Madres paralelas (Almodóvar, 2021).
Un monde (presque) sans hommes. Je ne goûte pas plus que ça les films d’Almodóvar, cependant les circonstances de la vie font que je les ai quasiment tous vus au cinoche, depuis Attache-moi ou Talons aiguilles. De par mon grand âge, je me souviens d’ailleurs d’une punchline culte du Maestro dans une interview des Inrocks à l’époque. « Voyez-vous, disait-il, je pesais 70 kilos dans les années 70, 80 dans les années 80, 90 dans les 90. Le futur, que me réserve-t-il ? » À en juger par des photos récentes, il a plutôt l’air d’avoir minci en vieillissant. Enfin bref, pour que le panorama soit complet, sachez que j’avais énormément aimé la Piel que habito, fantaisie hitchcocko-dingue qui avait peut-être offert à Banderas, en chirurgien ivre de vengeance et complètement psychopathe, son plus grand rôle, et en tous cas sa plus grande réplique — Que m’avez-vous fait, lui demandait sa victime inquiète, — Oh rien, une vaginoplastie. De même, admiration devant Julieta et ses deux actrices pour une héroïne. Ce qui fait que j’avais été relativement déçu par Douleur et gloire, dont ce n’est pas tant le nombrilisme que l’esthétique qui m’avait rebuté.

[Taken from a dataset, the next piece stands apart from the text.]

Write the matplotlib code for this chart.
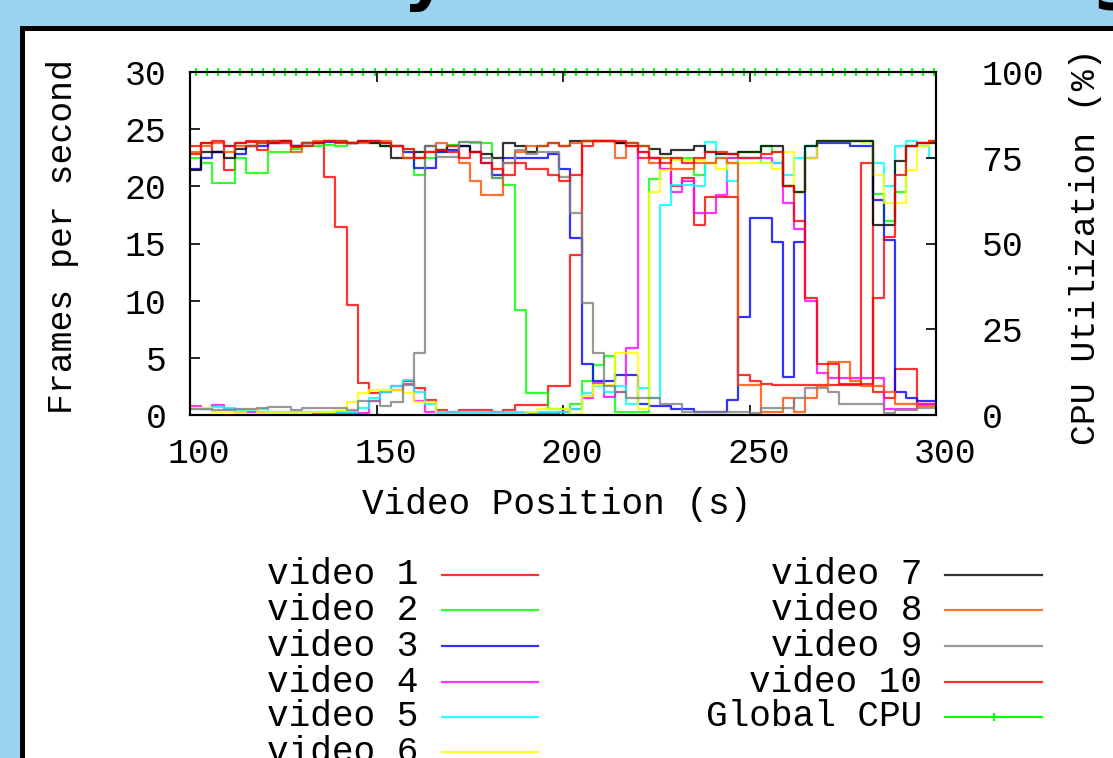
import matplotlib
matplotlib.use('Agg')
import matplotlib.pyplot as plt
from matplotlib.lines import Line2D
from matplotlib.patches import Rectangle
from matplotlib.transforms import ScaledTranslation

plt.rcParams['font.family'] = ['Liberation Mono', 'DejaVu Sans Mono']

W, H = 1113, 758

# start of each 3 s sample (video position, s)
t = list(range(100, 300, 3))

names = ['video 1', 'video 2', 'video 3', 'video 4', 'video 5',
         'video 6', 'video 7', 'video 8', 'video 9', 'video 10']
# gnuplot postscript line colours
colors = ['#ff0000', '#00ff00', '#0000ff', '#ff00ff', '#00ffff',
          '#ffff00', '#000000', '#ff4d00', '#808080', '#ff0000']

# frames per second, one value per sample
video1 = [23.5, 23.8, 23.0, 21.4, 23.8, 23.9, 23.2, 23.8, 24.0, 23.4,
          23.8, 23.9, 20.8, 16.4, 9.6, 2.8, 1.9, 2.0, 2.2, 3.0,
          2.4, 1.3, 0.4, 0.3, 0.4, 0.4, 0.4, 0.3, 0.4, 0.9,
          0.9, 0.9, 2.5, 2.5, 14.0, 24.0, 24.0, 24.0, 23.8, 23.5,
          22.5, 22.5, 21.5, 20.0, 20.7, 16.6, 19.1, 19.1, 19.1, 3.5,
          3.0, 2.7, 2.6, 2.6, 2.6, 2.6, 2.6, 2.6, 2.6, 2.6,
          22.0, 2.0, 1.5, 4.0, 4.0, 1.0, 1.0]
video2 = [22.5, 22.0, 20.3, 20.3, 22.5, 21.2, 21.2, 23.0, 23.0, 23.3,
          23.5, 23.5, 23.6, 23.5, 23.8, 23.9, 23.8, 23.5, 23.5, 23.3,
          21.0, 22.5, 23.0, 23.6, 23.9, 23.8, 23.8, 20.7, 20.1, 9.2,
          1.9, 1.9, 0.5, 0.5, 1.0, 3.0, 4.4, 5.2, 0.3, 0.3,
          0.3, 20.6, 22.5, 22.5, 22.5, 21.0, 22.0, 22.5, 22.5, 23.0,
          23.0, 23.5, 23.0, 20.0, 19.5, 23.5, 24.0, 24.0, 24.0, 24.0,
          24.0, 19.3, 17.0, 19.5, 23.5, 23.8, 24.0]
video3 = [21.5, 22.5, 23.0, 23.5, 22.8, 23.5, 23.5, 23.8, 23.8, 23.5,
          23.8, 23.8, 23.9, 23.9, 23.8, 23.9, 24.0, 23.8, 23.5, 23.0,
          21.6, 21.6, 23.0, 23.2, 23.5, 23.0, 22.0, 21.0, 22.5, 22.5,
          22.5, 22.5, 22.8, 21.5, 15.5, 4.5, 3.0, 3.0, 3.5, 3.5,
          1.0, 0.8, 0.8, 0.5, 0.5, 0.3, 0.3, 0.3, 1.3, 8.6,
          17.2, 17.2, 15.1, 3.3, 15.1, 22.5, 23.8, 23.8, 23.8, 23.5,
          23.5, 18.8, 15.3, 2.0, 1.5, 1.2, 1.2]
video4 = [0.8, 0.5, 0.9, 0.5, 0.3, 0.3, 0.3, 0.3, 0.3, 0.3,
          0.3, 0.2, 0.2, 0.2, 0.2, 0.2, 1.2, 2.0, 2.5, 2.7,
          1.2, 0.3, 0.2, 0.2, 0.2, 0.2, 0.2, 0.2, 0.2, 0.2,
          0.2, 0.2, 0.2, 0.3, 0.5, 1.5, 2.8, 1.6, 2.0, 5.9,
          23.0, 22.5, 21.5, 19.5, 20.5, 17.7, 17.7, 19.2, 22.5, 22.5,
          22.5, 22.5, 22.0, 18.5, 16.3, 10.0, 3.7, 3.2, 3.2, 3.2,
          3.2, 3.2, 0.5, 0.5, 0.5, 1.0, 1.0]
video5 = [0.5, 0.5, 0.7, 0.6, 0.4, 0.4, 0.5, 0.3, 0.3, 0.3,
          0.3, 0.3, 0.3, 0.3, 0.3, 0.6, 1.5, 2.0, 2.5, 3.1,
          2.0, 1.0, 0.3, 0.3, 0.3, 0.3, 0.3, 0.3, 0.3, 0.3,
          0.3, 0.3, 0.3, 0.3, 0.5, 1.9, 2.5, 2.0, 2.5, 1.0,
          2.4, 1.5, 18.4, 20.1, 20.1, 20.0, 23.9, 22.5, 20.5, 22.5,
          22.5, 22.0, 22.0, 21.0, 22.5, 23.5, 24.0, 24.0, 24.0, 24.0,
          24.0, 22.0, 20.0, 23.5, 24.0, 23.5, 22.5]
video6 = [0.6, 0.6, 0.3, 0.3, 0.3, 0.5, 0.3, 0.3, 0.3, 0.3,
          0.3, 0.3, 0.3, 0.4, 1.1, 1.9, 2.2, 2.2, 2.2, 1.9,
          1.1, 1.1, 0.1, 0.1, 0.1, 0.1, 0.1, 0.1, 0.1, 0.1,
          0.3, 0.5, 0.5, 0.5, 0.1, 1.7, 2.6, 2.6, 5.4, 5.4,
          0.5, 19.5, 21.4, 22.3, 22.3, 22.3, 22.0, 21.5, 22.0, 22.0,
          22.0, 22.0, 21.5, 23.0, 19.5, 22.5, 24.0, 24.0, 24.0, 24.0,
          23.8, 21.0, 18.5, 18.5, 21.4, 23.5, 24.0]
video7 = [21.4, 23.0, 23.0, 22.5, 23.3, 23.5, 23.8, 24.0, 24.0, 23.5,
          23.8, 23.8, 24.0, 24.0, 23.8, 24.0, 23.8, 23.5, 22.5, 22.5,
          23.0, 23.5, 23.2, 23.5, 23.5, 23.0, 22.8, 22.5, 23.8, 23.5,
          23.0, 23.5, 23.8, 23.5, 24.0, 24.0, 24.0, 24.0, 23.8, 23.8,
          23.5, 23.3, 22.8, 23.2, 23.2, 23.5, 23.0, 22.8, 22.8, 23.0,
          23.0, 23.5, 23.5, 20.0, 19.5, 23.5, 24.0, 24.0, 24.0, 24.0,
          24.0, 16.6, 16.6, 22.2, 23.5, 23.8, 23.8]
video8 = [23.0, 23.5, 23.8, 23.0, 23.5, 23.5, 23.8, 24.0, 23.8, 23.0,
          23.8, 24.0, 24.0, 24.0, 23.8, 23.8, 24.0, 24.0, 23.5, 22.5,
          22.5, 23.0, 23.8, 23.5, 22.0, 20.5, 19.2, 19.2, 22.0, 23.0,
          23.5, 23.5, 23.8, 23.5, 23.8, 24.0, 24.0, 24.0, 22.5, 23.8,
          23.5, 22.0, 22.5, 21.5, 21.5, 22.0, 22.0, 22.5, 22.0, 2.6,
          2.6, 0.3, 0.3, 1.5, 0.3, 1.5, 2.5, 4.6, 4.6, 3.0,
          2.5, 2.5, 2.0, 1.0, 1.0, 0.8, 0.8]
video9 = [0.5, 0.5, 0.4, 0.4, 0.5, 0.5, 0.6, 0.7, 0.7, 0.4,
          0.6, 0.6, 0.6, 0.6, 0.4, 1.2, 1.2, 0.8, 1.1, 2.6,
          5.4, 23.5, 22.6, 22.6, 23.9, 23.9, 22.5, 20.7, 22.0, 23.2,
          22.8, 23.0, 23.0, 20.8, 17.7, 9.8, 5.4, 2.5, 2.0, 1.5,
          1.5, 1.5, 1.0, 1.0, 0.3, 0.3, 0.3, 0.3, 0.3, 0.3,
          0.2, 0.6, 0.6, 0.6, 1.5, 2.4, 2.4, 2.0, 1.0, 1.0,
          1.0, 1.0, 0.2, 0.4, 0.4, 0.6, 0.6]
video10 = [22.8, 23.8, 24.0, 23.5, 23.8, 24.0, 24.0, 23.8, 24.0, 23.5,
           23.5, 23.8, 24.0, 23.8, 23.8, 24.0, 24.0, 23.8, 23.5, 23.3,
           22.5, 23.0, 23.2, 23.0, 22.5, 23.0, 22.0, 21.5, 21.0, 22.0,
           21.5, 21.5, 21.0, 20.5, 21.0, 23.5, 24.0, 24.0, 24.0, 23.5,
           23.0, 22.5, 22.0, 22.5, 22.0, 22.5, 23.0, 23.0, 22.8, 22.5,
           22.5, 22.8, 23.0, 20.0, 17.0, 10.2, 4.5, 4.5, 2.7, 2.7,
           2.7, 10.2, 15.6, 21.0, 23.5, 23.8, 24.0]

series = [video1, video2, video3, video4, video5,
          video6, video7, video8, video9, video10]

# global CPU utilisation (%), sampled half way through each step
cpu_t = [x + 1.5 for x in t]
cpu_util = [100] * 67

fig = plt.figure(figsize=(W / 100, H / 100), dpi=100)
fig.patch.set_facecolor('#9ad3f0')
fig.add_artist(Rectangle((22 / W, -0.1), 1.2, 1.1 - 28.5 / H,
                         transform=fig.transFigure, facecolor='white',
                         edgecolor='black', lw=3.6, zorder=-1))

# bits of the cropped title above the panel
fig.text(425 / W, 1 + 3 / H, 'y', fontsize=50, fontweight='bold',
         family='DejaVu Sans', ha='center', va='baseline')
fig.text(1091 / W, 1 + 3 / H, 'g', fontsize=50, fontweight='bold',
         family='DejaVu Sans', ha='left', va='baseline')

ax = fig.add_axes([190 / W, 1 - 415 / H, 746 / W, 343 / H])
for vals, c in zip(series, colors):
    ax.step(t + [300], vals + [vals[-1]], where='post', color=c,
            lw=1.6, alpha=0.8)
ax.set_xlim(100, 300)
ax.set_ylim(0, 30)
ax.set_xticks([100, 150, 200, 250, 300])
ax.set_yticks([0, 5, 10, 15, 20, 25, 30])
ax.tick_params(axis='x', direction='in', length=7, width=1.2, top=True,
               labelsize=25, pad=16)
ax.tick_params(axis='y', direction='in', length=7, width=1.2, right=False,
               labelsize=25, pad=17)
# gnuplot sets its x labels a little right of the tics
shift = ScaledTranslation(9 / 100, 0, fig.dpi_scale_trans)
for lab in ax.get_xticklabels():
    lab.set_transform(lab.get_transform() + shift)

ax2 = ax.twinx()
ax2.plot(cpu_t, cpu_util, color='#00ff00', lw=1.5, marker='|', ms=6,
         mew=1.5, clip_on=False)
ax2.set_ylim(0, 100)
ax2.set_yticks([0, 25, 50, 75, 100])
ax2.tick_params(axis='y', direction='in', length=7, width=1.2,
                labelsize=25, pad=33)
for a in (ax, ax2):
    for s in a.spines.values():
        s.set_linewidth(1.5)

fig.text(557 / W, 1 - 505 / H, 'Video Position (s)', fontsize=26,
         ha='center', va='center')
fig.text(63 / W, 1 - 237 / H, 'Frames per second', fontsize=25,
         rotation=90, ha='center', va='center')
fig.text(1085 / W, 1 - 247 / H, 'CPU Utilization (%)', fontsize=25,
         rotation=90, ha='center', va='center')

# legend, drawn by hand in two columns like gnuplot's key
rows = [575, 610, 646, 682, 717, 752]
for i, (name, c) in enumerate(zip(names, colors)):
    if i < 6:
        xr, x0, x1, y = 418, 442, 538, rows[i]
    else:
        xr, x0, x1, y = 922, 945, 1042, rows[i - 6]
    fig.text(xr / W, 1 - y / H, name, fontsize=26, ha='right', va='center')
    fig.add_artist(Line2D([x0 / W, x1 / W], [1 - y / H, 1 - y / H],
                          color=c, lw=1.6, alpha=0.8))
y = rows[4]
fig.text(922 / W, 1 - y / H, 'Global CPU', fontsize=26, ha='right',
         va='center')
fig.add_artist(Line2D([945 / W, 1042 / W], [1 - y / H, 1 - y / H],
                      color='#00ff00', lw=1.5))
fig.add_artist(Line2D([993.5 / W], [1 - y / H], color='#00ff00',
                      marker='|', ms=6, mew=1.5))

fig.savefig('out.png', dpi=100, facecolor=fig.get_facecolor())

Il m’est arrivé d’avoir la même impression ici — les personnages portent des chaussures affreuses, et pourquoi montrer aussi longuement un écran d’ordinateur sur lequel s’affiche la révélation que tout le monde a captée depuis longtemps ? Mais c’est peut-être que j’avais lu trop de choses sur le film avant d’y aller. Pour continuer dans les réserves et revenir à mon introduction, c’est logique, mais un peu dommage que le personnage masculin, quasiment éjecté de la plus grande partie du film, reprenne de l’importance à la fin — m’a sauté aux yeux un plan bizarre, dans lequel l’angle de la prise de vue fait que ce personnage paraît quelques instants beaucoup plus imposant que Penélope Cruz. Je ne vous apprendrai rien en vous disant que la star est super, mais peut-être quelque chose en ajoutant qu’elle est souvent cadrée en pied, et — oublions une bonne fois pour toutes cette histoire de chaussures, voulez-vous — qu’elle a l’air très menue.
Le film est un mélodrame, et ne déroge pas aux règles édictées par Sirk dans ses chefs-d’œuvre — prenons le Secret magnifique par exemple, votre mari meurt, vos créanciers vous harcèlent, vous perdez la vue, pour couronner le tout, manque de bol, c’est Rock Hudson qui se met en tête de vous courtiser. Même genre d’avanies en série ici. L’artificialité des situations se marie cependant avec profit au contexte historique bien réel — les personnages cherchant à localiser un charnier de l’époque de la guerre civile. À ce titre, j’ai été ému par la dernière image, que j’ai perçue comme un oxymore, un étrange cauchemar apaisé. Un sentiment d’apaisement, c’est d’ailleurs ce que j’ai retenu du film, dont les personnages bons et généreux réussissent à désamorcer un à un tous les conflits. C’est beau et cathartique, et après tout peut-être suffisant pour balayer toutes les critiques. Feelgood movie, eh.